I’ve come to agree with the critics: Michelle Ryan is disastrously miscast as the lead. I was hoping the weaknesses she showed in the pilot would go away as she got more comfortable in the role, but they’re still there all the way through the third episode. She makes the character seem obnoxiously wishy-washy, and when you’re supposed to be a superhero, that’s the kiss of death.

Katee Sackhoff is by far the best part of the show as “The First Bionic Woman,” as she refers to herself in the pilot. The way Sackhoff is instantly and totally confident in her role no matter how ridiculous her character’s story becomes only makes Ryan’s miscasting all the more glaring.

I will say, the hysterically funny levels of LESBIAN SUBTEXT! (it’s about that subtle) between the two [Les]Bionic Women are aaaaalmost worth suffering through another episode.

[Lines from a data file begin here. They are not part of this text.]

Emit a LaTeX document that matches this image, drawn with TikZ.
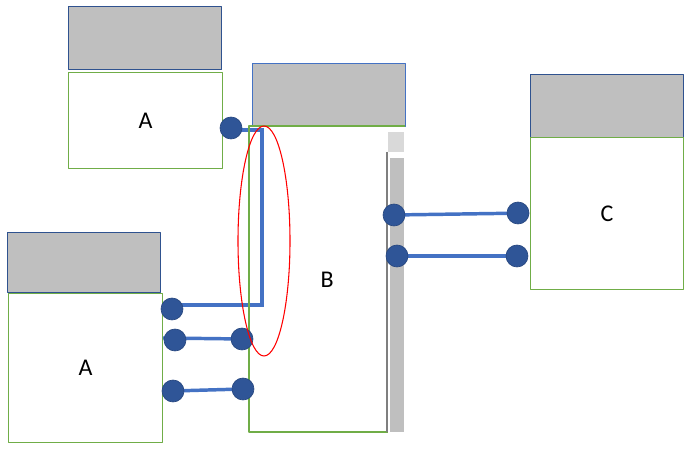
\documentclass[tikz,border=0pt]{standalone}
\usepackage{fontspec}
\setmainfont{Carlito}
\usetikzlibrary{positioning,backgrounds}
\definecolor{hdr}{HTML}{BFBFBF}
\definecolor{hdrln}{HTML}{2F528F}
\definecolor{hdrlt}{HTML}{4472C4}
\definecolor{leaf}{HTML}{70AD47}
\definecolor{portc}{HTML}{2F5597}
\definecolor{wirec}{HTML}{4472C4}
\definecolor{barlt}{HTML}{D9D9D9}
\definecolor{bardk}{HTML}{7F7F7F}
\tikzset{fig/.style={line join=round,x=0.75pt,y=-0.75pt},
  head/.style 2 args={draw=hdrln,fill=hdr,line width=1.1pt,inner sep=0pt,anchor=north west,
    minimum width=#1*0.75pt,minimum height=#2*0.75pt},
  body/.style 2 args={draw=leaf,line width=0.9pt,inner sep=0pt,anchor=north west,
    minimum width=#1*0.75pt,minimum height=#2*0.75pt,font=\fontsize{18}{20}\selectfont},
  port/.style={circle,fill=portc,draw=portc!85!black,line width=0.5pt,inner sep=0pt,minimum size=16.5pt},
  wire/.style={wirec,line width=2.6pt}}
\begin{document}
\begin{tikzpicture}[fig]
  \useasboundingbox(0,0)rectangle(690,459);
  % top A
  \node[head={153}{63}](hA1)at(68,6){};
  \node[body={154}{96}](A1)at(68,72){A};
  % bottom A
  \node[head={153}{60}](hA2)at(7,232){};
  \node[body={154}{149}](A2)at(8,293){A};
  % B with its scroll bar
  \node[head={153}{63},draw=hdrlt](hB)at(252,63){};
  \node[body={155}{306},draw=none](B)at(249,126){B};
  \draw[leaf,line width=0.9pt](405,126)--(249,126)--(249,432)--(388,432);
  \fill[barlt](388,132)rectangle(404,152);
  \fill[hdr](390,158)rectangle(404,432);
  \draw[bardk,line width=0.8pt](387,152)--(387,432);
  % C
  \node[head={153}{63}](hC)at(530,74){};
  \node[body={153}{152}](C)at(530,137){C};
  % ports
  \node[port](p1)at(231,128){};
  \node[port](p2)at(172,309){};
  \node[port](p3)at(175,340){};
  \node[port](p4)at(242,339){};
  \node[port](p5)at(173,391){};
  \node[port](p6)at(243,389){};
  \node[port](p7)at(394,215){};
  \node[port](p8)at(518,213){};
  \node[port](p9)at(397,256){};
  \node[port](p10)at(517,256){};
  \coordinate(k1)at(262,130);\coordinate(k2)at(262,305);
  \begin{scope}[on background layer]
   \fill[white](0,0)rectangle(690,459);
   \draw[wire](p1.center|-k1)--(k1)--(k2)--(k2-|p2.center);
   \draw[wire](163,338)--(p4.center);
   \draw[wire](p5.center)--(p6.center);
   \draw[wire](p7.center)--(529,213);
   \draw[wire](p9.center)--(p10.center);
  \end{scope}
  \draw[red,line width=0.8pt](264,241)ellipse[x radius=26,y radius=115];
\end{tikzpicture}
\end{document}
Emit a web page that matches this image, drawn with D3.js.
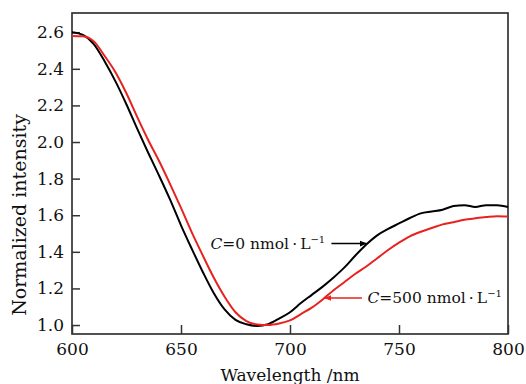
<!DOCTYPE html>
<html>
<head>
<meta charset="utf-8">
<script src="https://cdn.jsdelivr.net/npm/d3@7"></script>
<style>
  body { margin: 0; background: #fff; }
  text { font-family: "DejaVu Serif", serif; fill: #111; }
</style>
</head>
<body>
<div id="d3-container"></div>
<script>
// wavelength samples (nm)
let wavelengths = [600, 605, 610, 615, 620, 625, 630, 635, 640, 645, 650, 655, 660, 665, 670, 675, 680, 685, 690, 695,
  700, 705, 710, 715, 720, 725, 730, 735, 740, 745, 750, 755, 760, 765, 770, 775, 780, 785, 790, 795, 800];

// C = 0 nmol/L (black)
let c0Values = [2.600, 2.585, 2.535, 2.44, 2.33, 2.205, 2.07, 1.94, 1.815, 1.685, 1.545, 1.415, 1.29, 1.175, 1.085, 1.028, 1.004, 0.995, 1.005, 1.035,
  1.07, 1.12, 1.165, 1.21, 1.26, 1.315, 1.38, 1.44, 1.49, 1.525, 1.555, 1.585, 1.61, 1.62, 1.63, 1.65, 1.655, 1.645, 1.655, 1.655, 1.645];

// C = 500 nmol/L (red)
let c500Values = [2.58, 2.578, 2.55, 2.47, 2.38, 2.265, 2.135, 2.01, 1.895, 1.77, 1.64, 1.505, 1.38, 1.26, 1.155, 1.07, 1.022, 1.003, 1.0, 1.008,
  1.025, 1.06, 1.095, 1.14, 1.19, 1.235, 1.28, 1.32, 1.365, 1.41, 1.45, 1.485, 1.51, 1.53, 1.55, 1.562, 1.575, 1.583, 1.59, 1.595, 1.593];

let xTicks = [600, 650, 700, 750, 800];
let yTicks = [1.0, 1.2, 1.4, 1.6, 1.8, 2.0, 2.2, 2.4, 2.6];

let margin = { top: 13, left: 72, right: 18, bottom: 50 },
  width = 526 - margin.left - margin.right,
  height = 384 - margin.top - margin.bottom;

let svg = d3.select('#d3-container')
  .append('svg')
  .attr('width', 526)
  .attr('height', 384);

let g = svg.append('g')
  .attr('transform', 'translate(' + margin.left + ',' + margin.top + ')');

let x = d3.scaleLinear().domain([600, 800]).range([0, width]);
let y = d3.scaleLinear().domain([0.951, 2.705]).range([height, 0]);

// axes with inward ticks
let xAxis = g.append('g')
  .attr('transform', 'translate(0,' + height + ')')
  .call(d3.axisBottom(x).tickValues(xTicks).tickSizeInner(-9).tickSizeOuter(0).tickPadding(9).tickFormat(d3.format('d')));
let yAxis = g.append('g')
  .call(d3.axisLeft(y).tickValues(yTicks).tickSizeInner(-8).tickSizeOuter(0).tickPadding(8).tickFormat(d3.format('.1f')));

[xAxis, yAxis].forEach(function(a) {
  a.select('.domain').remove();
  a.selectAll('.tick line').attr('stroke', '#333').attr('stroke-width', 1.5);
  a.selectAll('.tick text').style('font-family', '"DejaVu Serif", serif').style('font-size', '17px').attr('fill', '#000');
});

// frame
g.append('rect')
  .attr('x', 0).attr('y', 0)
  .attr('width', width).attr('height', height)
  .attr('fill', 'none')
  .attr('stroke', '#333')
  .attr('stroke-width', 1.7);

let line = d3.line()
  .x(function(d) { return x(d[0]); })
  .y(function(d) { return y(d[1]); })
  .curve(d3.curveMonotoneX);

g.append('path')
  .datum(d3.zip(wavelengths, c0Values))
  .attr('fill', 'none')
  .attr('stroke', '#000')
  .attr('stroke-width', 2)
  .attr('d', line);

g.append('path')
  .datum(d3.zip(wavelengths, c500Values))
  .attr('fill', 'none')
  .attr('stroke', '#e8221e')
  .attr('stroke-width', 2)
  .attr('d', line);

// arrow heads
let defs = svg.append('defs');
[['headBlack', '#000'], ['headRed', '#e8221e']].forEach(function(m) {
  defs.append('marker')
    .attr('id', m[0])
    .attr('viewBox', '0 0 10 10')
    .attr('refX', 9).attr('refY', 5)
    .attr('markerWidth', 7).attr('markerHeight', 7)
    .attr('markerUnits', 'userSpaceOnUse')
    .attr('orient', 'auto')
    .append('path')
    .attr('d', 'M0,1 L10,5 L0,9 Z')
    .attr('fill', m[1]);
});

// annotation C=0
let ann0 = g.append('text')
  .attr('x', x(663.5)).attr('y', y(1.445) + 5)
  .style('font-size', '15.5px')
  .attr('fill', '#000');
ann0.append('tspan').style('font-style', 'italic').text('C');
ann0.append('tspan').text('=0 nmol\u2009\u00b7\u2009L');
ann0.append('tspan').attr('dy', -6).style('font-size', '10px').text('\u22121');

g.append('line')
  .attr('x1', x(719)).attr('x2', x(735))
  .attr('y1', y(1.445)).attr('y2', y(1.445))
  .attr('stroke', '#000').attr('stroke-width', 1.5)
  .attr('marker-end', 'url(#headBlack)');

// annotation C=500
let ann500 = g.append('text')
  .attr('x', x(735.5)).attr('y', y(1.148) + 5)
  .style('font-size', '15.5px')
  .attr('fill', '#000');
ann500.append('tspan').style('font-style', 'italic').text('C');
ann500.append('tspan').text('=500 nmol\u2009\u00b7\u2009L');
ann500.append('tspan').attr('dy', -6).style('font-size', '10px').text('\u22121');

g.append('line')
  .attr('x1', x(733)).attr('x2', x(716))
  .attr('y1', y(1.148)).attr('y2', y(1.148))
  .attr('stroke', '#e8221e').attr('stroke-width', 1.5)
  .attr('marker-end', 'url(#headRed)');

// axis titles
svg.append('text')
  .attr('x', margin.left + x(700))
  .attr('y', 381)
  .attr('text-anchor', 'middle')
  .style('font-size', '17px')
  .attr('fill', '#000')
  .text('Wavelength /nm');

svg.append('text')
  .attr('transform', 'translate(26,215) rotate(-90)')
  .attr('text-anchor', 'middle')
  .style('font-size', '19px')
  .attr('fill', '#000')
  .text('Normalized intensity');
</script>
</body>
</html>
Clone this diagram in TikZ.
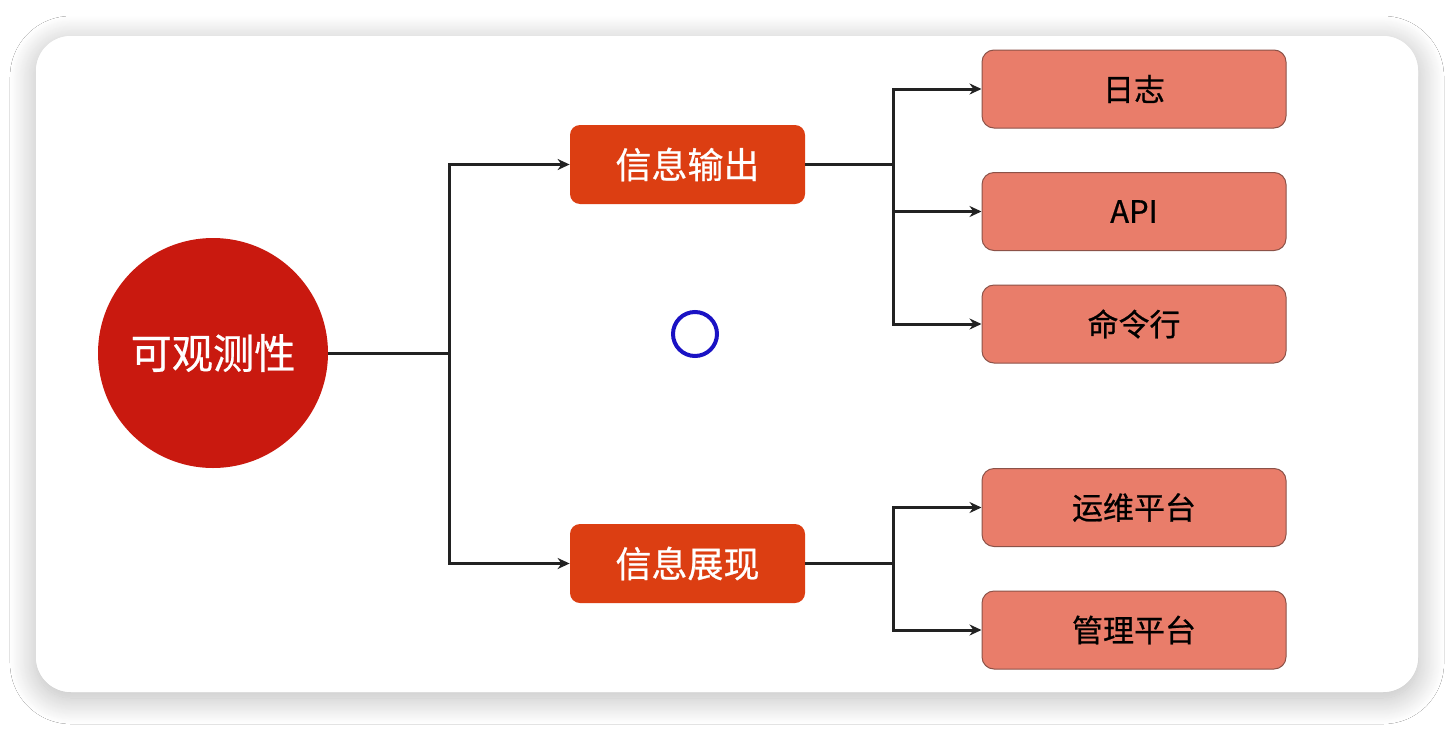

Unfortunately, the show’s not nearly compelling enough to keep watching. I guess I’m just going to have to start getting Battlestar Galactica DVDs from Netflix. Mmmm…Starbuck…

Noted

7:39 am exercise, exhaustion No Comments

It is a hell of a lot harder to drag yourself out of bed to go to the gym at 5:45 AM when it’s pitch black outside than when it’s at least a little bit light out.

At least if it’s a little light out, you get the sense that maybe, somewhere, other people are awake. That illusion disappears in the pitch black.

This Can’t Be Good

10:12 pm argh, L.A., strike, work No Comments

Ah, fuck fuckity fuck fuck fuck.

As the potential armageddon draws closer and on a day when I’m not as tired, I’ll go into more detail about exactly what a strike would mean, both to the industry in general and to me in particular.

Suffice to say for now, I’m becoming very, very glad that I’m going to be in Chicago this weekend, away from the HOLLYWOOD STRIKEWATCH! madness seizing this town.